In the study released Tuesday, the damage calculations would likely have been higher if researchers had also focused on whether climate change influenced Sandy’s track or increased the strength of its winds, the researchers said. “But this analysis confines its scope to a controlled, isolated picture of what we can say with high confidence, based on attributable sea-level rise alone,” the researchers said in a statement accompanying the report.

It noted other studies have so far found no evidence that Sandy’s intensity, size or unusual track were made more likely by climate change. And it said the report is a warning of more damage as sea-level rise accelerates in coming decades.

“This case study underscores that human-caused sea-level rise has contributed to damages associated with other past coastal floods and will increasingly aggravate damages in the future as sea levels continue to rise, driven by anthropogenic warming,” said the report, titled Economic Damages From Hurricane Sandy Attributable to Sea Level Rise Caused by Anthropogenic Climate Change published Tuesday in the journal Nature Communications.

It acknowledged that it is “notoriously challenging” to attribute human influence to single weather events. In this case, it based its conclusions on two independent modeling and budget-based approaches, which reached similar conclusions — and then modeled flood damage to produce a range of estimates of how much sea-level rise had contributed to Sandy’s damages.

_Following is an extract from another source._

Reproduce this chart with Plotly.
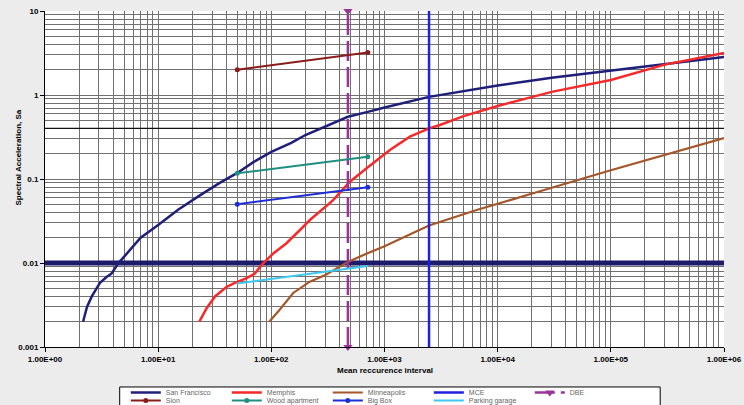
import plotly.graph_objects as go

# ---------------- data ----------------
sf_x = [2.17, 2.35, 2.59, 3.06, 3.5, 3.88, 4.44, 5.6, 7, 10, 15, 23, 35, 50, 70, 100, 150, 200, 300, 475, 712, 1000, 2475, 5000, 10000, 30000, 100000, 300000, 1000000]
sf_y = [0.002, 0.0030, 0.0040, 0.0058, 0.0068, 0.0075, 0.0099, 0.0143, 0.020, 0.0284, 0.043, 0.063, 0.09, 0.118, 0.16, 0.21, 0.27, 0.334, 0.42, 0.55, 0.63, 0.71, 0.95, 1.12, 1.3, 1.6, 1.95, 2.35, 2.83]

memphis_x = [23.1, 26.8, 31.8, 40.3, 47.7, 60.5, 71.6, 82.1, 104, 136, 179, 219, 352, 494, 695, 1116, 1676, 2480, 3085, 5000, 10000, 30000, 100000, 300000, 1000000]
memphis_y = [0.002, 0.0029, 0.0040, 0.0052, 0.0058, 0.0066, 0.0075, 0.0095, 0.013, 0.0172, 0.0247, 0.0325, 0.056, 0.093, 0.134, 0.221, 0.319, 0.40, 0.44, 0.56, 0.74, 1.09, 1.51, 2.3, 3.16]

minneapolis_x = [95.8, 119, 156, 219, 300, 475, 700, 1000, 2475, 6510, 20600, 49800, 100000, 1000000]
minneapolis_y = [0.002, 0.0028, 0.0044, 0.0060, 0.0072, 0.0103, 0.0130, 0.0158, 0.028, 0.0427, 0.0676, 0.097, 0.127, 0.307]

mce_x = [2475, 2475]
mce_y = [0.001, 10]

dbe_x = [475, 475]
dbe_y = [0.001, 10]

sion_x = [50, 712]
sion_y = [2.0, 3.2]

wood_x = [50, 712]
wood_y = [0.117, 0.184]

bigbox_x = [50, 712]
bigbox_y = [0.05, 0.08]

parking_x = [50, 712]
parking_y = [0.0057, 0.0092]

ref001_x = [1, 1000000]
ref001_y = [0.01, 0.01]

ref04_x = [1, 1000000]
ref04_y = [0.4, 0.4]

x_tickvals = [1, 10, 100, 1000, 10000, 100000, 1000000]
x_ticktext = ["1.00E+00", "1.00E+01", "1.00E+02", "1.00E+03", "1.00E+04", "1.00E+05", "1.00E+06"]
y_tickvals = [0.001, 0.01, 0.1, 1, 10]
y_ticktext = ["0.001", "0.01", "0.1", "1", "10"]

# ---------------- figure ----------------
FONT = "Liberation Sans, Arial, sans-serif"
fig = go.Figure()

# reference lines (no legend)
fig.add_trace(go.Scatter(x=ref04_x, y=ref04_y, mode="lines",
                         line=dict(color="#111111", width=1.3), showlegend=False, hoverinfo="skip"))
fig.add_trace(go.Scatter(x=ref001_x, y=ref001_y, mode="lines",
                         line=dict(color="#1c1c6b", width=5), showlegend=False, hoverinfo="skip"))

# row 1 legend
fig.add_trace(go.Scatter(x=sf_x, y=sf_y, name="San Francisco", mode="lines",
                         line=dict(color="#1f1f7a", width=2.5), legend="legend"))
fig.add_trace(go.Scatter(x=memphis_x, y=memphis_y, name="Memphis", mode="lines",
                         line=dict(color="#f52a2a", width=2.5), legend="legend"))
fig.add_trace(go.Scatter(x=minneapolis_x, y=minneapolis_y, name="Minneapolis", mode="lines",
                         line=dict(color="#a5562a", width=2.2), legend="legend"))
fig.add_trace(go.Scatter(x=mce_x, y=mce_y, name="MCE", mode="lines",
                         line=dict(color="#2020e0", width=2.5), legend="legend"))
fig.add_trace(go.Scatter(x=dbe_x, y=dbe_y, name="DBE", mode="lines+markers",
                         line=dict(color="#993399", width=2.5, dash="20px,6px"),
                         marker=dict(symbol="triangle-down", size=8, color="#993399"),
                         cliponaxis=False, legend="legend"))

# row 2 legend
fig.add_trace(go.Scatter(x=sion_x, y=sion_y, name="Sion", mode="lines+markers",
                         line=dict(color="#8b1c1c", width=2),
                         marker=dict(symbol="circle", size=5, color="#8b1c1c"), legend="legend2"))
fig.add_trace(go.Scatter(x=wood_x, y=wood_y, name="Wood apartment", mode="lines+markers",
                         line=dict(color="#1f8f80", width=2),
                         marker=dict(symbol="circle", size=5, color="#1f8f80"), legend="legend2"))
fig.add_trace(go.Scatter(x=bigbox_x, y=bigbox_y, name="Big Box", mode="lines+markers",
                         line=dict(color="#1f2fd8", width=2),
                         marker=dict(symbol="circle", size=5, color="#1f2fd8"), legend="legend2"))
fig.add_trace(go.Scatter(x=parking_x, y=parking_y, name="Parking garage", mode="lines",
                         line=dict(color="#3fc8f0", width=2), legend="legend2"))

minor_x = [m * 10 ** k for k in range(0, 6) for m in range(2, 10)]
minor_y = [m * 10.0 ** k for k in range(-3, 1) for m in range(2, 10)]

GRID = "#707070"
fig.update_xaxes(type="log", range=[0, 6], tickvals=x_tickvals, ticktext=x_ticktext,
                 showgrid=True, gridcolor=GRID, gridwidth=1, zeroline=False,
                 showline=True, linecolor="black", linewidth=1,
                 ticks="outside", ticklen=4, tickcolor="black",
                 tickfont=dict(family=FONT, size=8, color="black", weight="bold"),
                 minor=dict(tickvals=minor_x, showgrid=True, gridcolor=GRID, gridwidth=1, ticks=""))
fig.update_yaxes(type="log", range=[-3, 1], tickvals=y_tickvals, ticktext=y_ticktext,
                 showgrid=True, gridcolor=GRID, gridwidth=1, zeroline=False,
                 showline=True, linecolor="black", linewidth=1,
                 ticks="outside", ticklen=4, tickcolor="black",
                 tickfont=dict(family=FONT, size=8, color="black", weight="bold"),
                 minor=dict(tickvals=minor_y, showgrid=True, gridcolor=GRID, gridwidth=1, ticks=""))

legend_common = dict(orientation="h", bgcolor="rgba(0,0,0,0)", borderwidth=0,
                     font=dict(family=FONT, size=7, color="#666666"),
                     entrywidth=56, entrywidthmode="pixels", itemwidth=30,
                     xanchor="left", yanchor="middle", traceorder="normal")

fig.update_layout(
    width=744, height=405,
    margin=dict(l=45, r=20, t=11, b=58, autoexpand=False),
    paper_bgcolor="#ececec", plot_bgcolor="white",
    legend=dict(x=0.119, y=-0.1354, **legend_common),
    legend2=dict(x=0.119, y=-0.1592, **legend_common),
    shapes=[dict(type="rect", xref="paper", yref="paper", x0=0.110, x1=0.906, y0=-0.119, y1=-0.25,
                 line=dict(color="black", width=1), fillcolor="white", layer="below")],
    annotations=[
        dict(text="Mean reccurence interval", xref="paper", yref="paper", x=0.5, y=-0.0685,
             showarrow=False, xanchor="center", yanchor="middle",
             font=dict(family=FONT, size=8, color="black", weight="bold")),
        dict(text="Spectral Acceleration, Sa", xref="paper", yref="paper", x=-0.0405, y=0.5625,
             showarrow=False, xanchor="center", yanchor="middle", textangle=-90,
             font=dict(family=FONT, size=8, color="black", weight="bold")),
    ],
    showlegend=True,
)

fig.write_html("out.html", config={"displayModeBar": False},
               post_script="document.body.style.margin='0';")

Jeff Tittel, former director of the New Jersey Sierra Club, said the report is the first to calculate the damage caused by sea-level rise specifically during the storm. “The intensity of Sandy could have been made worse because of climate impacts but we don’t really know that,” he said. “What we do know is that because the seas and the bays have risen, that alone increased the damage by about 13%.”

He said the study should increase pressure on state and local policymakers to do more to cut carbon emissions, and to prepare for the effects of climate change, including sea-level rise.